LPSK to protect whistle

The newly founded Witness Protection Program Institute (LPSK) has begun talks with the Corruption Eradication Commission (KPK) on reducing punishments for whistle blowers in corruption cases.

"Witness protection includes, among others, identity protection, legal protection and penalty reductions," Abdul Haris Semendawai, head of the LPSK, said after meeting with KPK chief Antasari Ashar on Wednesday.

Abdul Haris said the 2006 law on witness protection stipulated that persons implicated in criminal cases can have their punishments reduced if they provide law enforcement agencies with genuine evidence.

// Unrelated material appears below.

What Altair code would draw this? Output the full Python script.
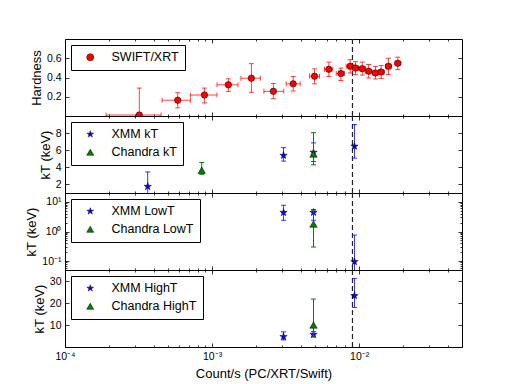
import altair as alt
import pandas as pd

# ---------------- data ----------------
swift_rate = [3.2e-4, 5.84e-4, 8.87e-4, 1.29e-3, 1.85e-3, 2.61e-3, 3.56e-3, 4.97e-3, 6.22e-3,
              7.51e-3, 8.68e-3, 9.44e-3, 1.05e-2, 1.16e-2, 1.29e-2, 1.41e-2, 1.58e-2, 1.83e-2]
swift_rate_lo = [1.9e-4, 4.57e-4, 7.12e-4, 1.08e-3, 1.57e-3, 2.25e-3, 3.19e-3, 4.59e-3, 5.81e-3,
                 6.98e-3, 8.16e-3, 9.0e-3, 1.0e-2, 1.1e-2, 1.23e-2, 1.35e-2, 1.51e-2, 1.75e-2]
swift_rate_hi = [4.5e-4, 7.12e-4, 1.08e-3, 1.50e-3, 2.13e-3, 3.07e-3, 3.97e-3, 5.37e-3, 6.62e-3,
                 7.94e-3, 9.2e-3, 9.9e-3, 1.1e-2, 1.22e-2, 1.35e-2, 1.48e-2, 1.65e-2, 1.92e-2]
swift_hr = [0.01, 0.164, 0.218, 0.324, 0.393, 0.256, 0.334, 0.413, 0.485,
            0.441, 0.516, 0.498, 0.492, 0.465, 0.447, 0.457, 0.516, 0.547]
swift_hr_lo = [-0.1, 0.085, 0.136, 0.256, 0.246, 0.18, 0.26, 0.334, 0.41,
               0.369, 0.447, 0.43, 0.425, 0.395, 0.385, 0.39, 0.43, 0.482]
swift_hr_hi = [0.29, 0.242, 0.29, 0.386, 0.544, 0.338, 0.41, 0.49, 0.56,
               0.498, 0.585, 0.565, 0.56, 0.535, 0.515, 0.525, 0.60, 0.611]

xmm_kt_rate = [3.65e-4, 3.06e-3, 4.89e-3, 9.29e-3]
xmm_kt = [1.76, 5.39, 5.75, 6.46]
xmm_kt_lo = [0.5, 4.73, 4.68, 5.08]
xmm_kt_hi = [3.46, 6.3, 6.86, 9.0]
chandra_kt_rate = [8.5e-4, 4.89e-3]
chandra_kt = [3.66, 5.56]
chandra_kt_lo = [3.19, 4.29]
chandra_kt_hi = [4.56, 8.05]

xmm_low_rate = [3.06e-3, 4.89e-3, 9.29e-3]
xmm_low = [4.37, 4.4, 0.095]
xmm_low_lo = [2.4, 2.4, 0.01]
xmm_low_hi = [7.7, 5.5, 0.76]
chandra_low_rate = [4.89e-3]
chandra_low = [1.78]
chandra_low_lo = [0.3]
chandra_low_hi = [5.3]

xmm_high_rate = [3.06e-3, 4.89e-3, 9.29e-3]
xmm_high = [4.7, 5.7, 23.3]
xmm_high_lo = [3.2, 4.5, 18.0]
xmm_high_hi = [6.9, 7.0, 31.2]
chandra_high_rate = [4.89e-3]
chandra_high = [10.0]
chandra_high_lo = [5.0]
chandra_high_hi = [21.8]

dash_rate = [0.009]

x_domain = [1e-4, 5e-2]
x_major = [1e-4, 1e-3, 1e-2]
x_minor = [2e-4, 3e-4, 4e-4, 5e-4, 6e-4, 7e-4, 8e-4, 9e-4,
           2e-3, 3e-3, 4e-3, 5e-3, 6e-3, 7e-3, 8e-3, 9e-3,
           2e-2, 3e-2, 4e-2]
x_title = "Count/s (PC/XRT/Swift)"

# ---------------- style ----------------
W, H = 397, 77
FONT = "Liberation Sans"
RED, BLUE, GREEN = "#ff0000", "#0000ff", "#008000"
STAR = ("M0,-1L0.2245,-0.309L0.951,-0.309L0.363,0.118L0.588,0.809L0,0.382"
        "L-0.588,0.809L-0.363,0.118L-0.951,-0.309L-0.2245,-0.309Z")
SUP = {-4: "⁻⁴", -3: "⁻³", -2: "⁻²", -1: "⁻¹", 0: "⁰", 1: "¹"}
MAJ = alt.ExprRef(expr="-4")
MIN = alt.ExprRef(expr="-2")


def pow_label_expr(exps):
    expr = "''"
    for e in exps:
        v = 10.0 ** e
        expr = f"abs(datum.value - {v!r}) < {v * 1e-6!r} ? '10{SUP[e]}' : ({expr})"
    return expr


def xs():
    return alt.Scale(type="log", domain=x_domain, nice=False)


def tick_axis(orient, values, size):
    return alt.Axis(orient=orient, values=values, ticks=True, tickSize=size, tickColor="black",
                    tickWidth=0.8, domain=False, grid=False, labels=False, title=None)


def legend():
    return alt.Legend(title=None, orient="top-left", offset=6, fillColor="white",
                      strokeColor="black", padding=6, symbolOffset=7, labelOffset=15,
                      labelFont=FONT, labelFontSize=12.5, rowPadding=5, symbolSize=50,
                      symbolStrokeColor="black", symbolStrokeWidth=0.5)


def series_layers(rate, val, lo, hi, name, ys, cdom, crange, sdom, srange, color,
                  msize, rate_lo=None, rate_hi=None, eopacity=0.8):
    d = {"x": rate, "y": val, "lo": lo, "hi": hi, "series": [name] * len(rate)}
    if rate_lo is not None:
        d["xlo"] = rate_lo
        d["xhi"] = rate_hi
    df = pd.DataFrame(d)
    base = alt.Chart(df)

    def X(f):
        return alt.X(f, type="quantitative", scale=xs(), axis=None)

    def Y(f):
        return alt.Y(f, type="quantitative", scale=ys, axis=None)

    layers = [
        base.mark_rule(color=color, strokeWidth=1, opacity=eopacity, clip=True).encode(
            x=X("x"), y=Y("lo"), y2="hi"),
        base.mark_tick(orient="horizontal", size=5, thickness=1, color=color,
                       opacity=eopacity, clip=True).encode(x=X("x"), y=Y("lo")),
        base.mark_tick(orient="horizontal", size=5, thickness=1, color=color,
                       opacity=eopacity, clip=True).encode(x=X("x"), y=Y("hi")),
    ]
    if rate_lo is not None:
        layers += [
            base.mark_rule(color=color, strokeWidth=1, opacity=eopacity, clip=True).encode(
                x=X("xlo"), x2="xhi", y=Y("y")),
            base.mark_tick(orient="vertical", size=5, thickness=1, color=color,
                           opacity=eopacity, clip=True).encode(x=X("xlo"), y=Y("y")),
            base.mark_tick(orient="vertical", size=5, thickness=1, color=color,
                           opacity=eopacity, clip=True).encode(x=X("xhi"), y=Y("y")),
        ]
    layers.append(
        base.mark_point(filled=True, size=msize, stroke="black", strokeWidth=0.5,
                        opacity=1, clip=True).encode(
            x=X("x"), y=Y("y"),
            color=alt.Color("series:N", scale=alt.Scale(domain=cdom, range=crange),
                            legend=legend()),
            shape=alt.Shape("series:N", scale=alt.Scale(domain=sdom, range=srange),
                            legend=legend()),
        )
    )
    return layers


def panel(ys_kwargs, ymid, ylab_values, yminor, ytitle, data_layers,
          bottom=False, ylabel_expr=None, yformat=None):
    def ys():
        return alt.Scale(**ys_kwargs)

    anchor = pd.DataFrame({"x": [1e-3], "y": [ymid]})
    ax_kw = dict(values=ylab_values, ticks=True, tickSize=MAJ, tickColor="black",
                 tickWidth=0.8, domain=False, grid=False, labelPadding=8, labelFlush=False,
                 title=ytitle, titlePadding=3)
    if ylabel_expr:
        ax_kw["labelExpr"] = ylabel_expr
    elif yformat:
        ax_kw["format"] = yformat
    if bottom:
        xaxis = alt.Axis(values=x_major, ticks=True, tickSize=MAJ, tickColor="black",
                         tickWidth=0.8, domain=False, grid=False, labelPadding=8,
                         labelFlush=False, labelExpr=pow_label_expr([-4, -3, -2]),
                         title=x_title, titlePadding=6)
    else:
        xaxis = tick_axis("bottom", x_major, MAJ)
    layers = [
        alt.Chart(anchor).mark_point(opacity=0).encode(
            x=alt.X("x:Q", scale=xs(), axis=xaxis),
            y=alt.Y("y:Q", scale=ys(), axis=alt.Axis(**ax_kw))),
        alt.Chart(anchor).mark_point(opacity=0).encode(
            x=alt.X("x:Q", scale=xs(), axis=tick_axis("top", x_major, MAJ)),
            y=alt.Y("y:Q", scale=ys(), axis=tick_axis("right", ylab_values, MAJ))),
        alt.Chart(anchor).mark_point(opacity=0).encode(
            x=alt.X("x:Q", scale=xs(), axis=tick_axis("bottom", x_minor, MIN)),
            y=alt.Y("y:Q", scale=ys(),
                    axis=tick_axis("left", yminor, MIN) if yminor else None)),
        alt.Chart(anchor).mark_point(opacity=0).encode(
            x=alt.X("x:Q", scale=xs(), axis=tick_axis("top", x_minor, MIN)),
            y=alt.Y("y:Q", scale=ys(),
                    axis=tick_axis("right", yminor, MIN) if yminor else None)),
        alt.Chart(pd.DataFrame({"x": dash_rate})).mark_rule(
            color="#222222", strokeWidth=1.2, strokeDash=[5, 3]).encode(
            x=alt.X("x:Q", scale=xs(), axis=None)),
    ]
    for f in data_layers:
        layers += f(ys())
    return alt.layer(*layers).resolve_axis(x="independent", y="independent").properties(
        width=W, height=H)


SH = [STAR, "triangle-up"]
CL = [BLUE, GREEN]

p1 = panel(dict(domain=[0, 0.8], nice=False, zero=False), 0.4, [0.2, 0.4, 0.6], [],
           "Hardness",
           [lambda ys: series_layers(swift_rate, swift_hr, swift_hr_lo, swift_hr_hi,
                                     "SWIFT/XRT", ys, ["SWIFT/XRT"], [RED],
                                     ["SWIFT/XRT"], ["circle"], RED, 42,
                                     swift_rate_lo, swift_rate_hi, 0.75)],
           yformat=".1f")

n2 = ["XMM kT", "Chandra kT"]
p2 = panel(dict(domain=[1, 10], nice=False, zero=False), 5, [2, 4, 6, 8], [], "kT (keV)",
           [lambda ys: series_layers(xmm_kt_rate, xmm_kt, xmm_kt_lo, xmm_kt_hi, n2[0],
                                     ys, n2, CL, n2, SH, BLUE, 60),
            lambda ys: series_layers(chandra_kt_rate, chandra_kt, chandra_kt_lo, chandra_kt_hi,
                                     n2[1], ys, n2, CL, n2, SH, GREEN, 55, eopacity=1)])

n3 = ["XMM LowT", "Chandra LowT"]
log_minor = [0.05, 0.06, 0.07, 0.08, 0.09, 0.2, 0.3, 0.4, 0.5, 0.6, 0.7, 0.8, 0.9,
             2, 3, 4, 5, 6, 7, 8, 9, 20]
p3 = panel(dict(type="log", domain=[0.05, 20], nice=False), 1, [0.1, 1, 10], log_minor,
           "kT (keV)",
           [lambda ys: series_layers(xmm_low_rate, xmm_low, xmm_low_lo, xmm_low_hi, n3[0],
                                     ys, n3, CL, n3, SH, BLUE, 60),
            lambda ys: series_layers(chandra_low_rate, chandra_low, chandra_low_lo,
                                     chandra_low_hi, n3[1], ys, n3, CL, n3, SH, GREEN, 55,
                                     eopacity=1)],
           ylabel_expr=pow_label_expr([-1, 0, 1]))

n4 = ["XMM HighT", "Chandra HighT"]
p4 = panel(dict(domain=[0, 35], nice=False, zero=False), 15, [10, 20, 30], [], "kT (keV)",
           [lambda ys: series_layers(xmm_high_rate, xmm_high, xmm_high_lo, xmm_high_hi, n4[0],
                                     ys, n4, CL, n4, SH, BLUE, 60),
            lambda ys: series_layers(chandra_high_rate, chandra_high, chandra_high_lo,
                                     chandra_high_hi, n4[1], ys, n4, CL, n4, SH, GREEN, 55,
                                     eopacity=1)],
           bottom=True)

chart = alt.vconcat(p1, p2, p3, p4, spacing=0, bounds="flush").resolve_scale(
    color="independent", shape="independent"
).properties(
    padding={"left": 17, "top": 29, "right": 5, "bottom": 5},
    background="white",
).configure_view(stroke="black", strokeWidth=1).configure_axis(
    labelFont=FONT, labelFontSize=10.5, labelColor="black", titleFont=FONT, titleFontSize=13,
    titleFontWeight="normal", titleColor="black"
)

chart.save("out.html", embed_options={"renderer": "svg", "actions": False})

He said the LPSK, which was inaugurated last August, needed to raise awareness of the law and coordinate with law enforcement agencies, including the KPK, which has benefited from the testimonies of implicated witnesses in many corruption cases.

He said the LPSK and the KPK had begun a preliminary discussion on the witness protection program.

The witness protection law was passed two years ago in response to fears witnesses to violent crimes were reluctant to step forward in fear of being mistreated by corrupt law enforcers that had received bribes from defendants.

Abdul said the LPSK would determine in what circumstances a witness or victim should be protected and oversee the protection of witnesses in conjunction with the KPK.

Corruption watchdogs recently urged the LPSK to protect Indonesian Democratic Party of Struggle (PDI-P) politician Agus Condro Prayitno, who publicly admitted receiving Rp 500 million in payment for voting for Miranda Goeltom in the senior BI deputy governor election in 2004.

Agus eventually was dismissed by the party.

The KPK questioned him in connection with the case, but has not proceeded with investigations, citing a lack of solid evidence.

East Kalimantan legislature member Hamsyah MD went to the KPK last year to report a corruption case worth Rp 2 billion involving all 27 local counselors, including himself.

He admitted he had accepted Rp 74.9 million and handed himself into authorities. The KPK refused to follow up the case, again citing a lack of evidence.

In the past, whistle blowers in corruption cases have been made to pay for their testimonies.

One lawyer was convicted of defamation after he accused a court justice of having accepted bribes from his client.

The justice sued the lawyer after the Supreme Court's internal affairs had cleared the justice of all charges.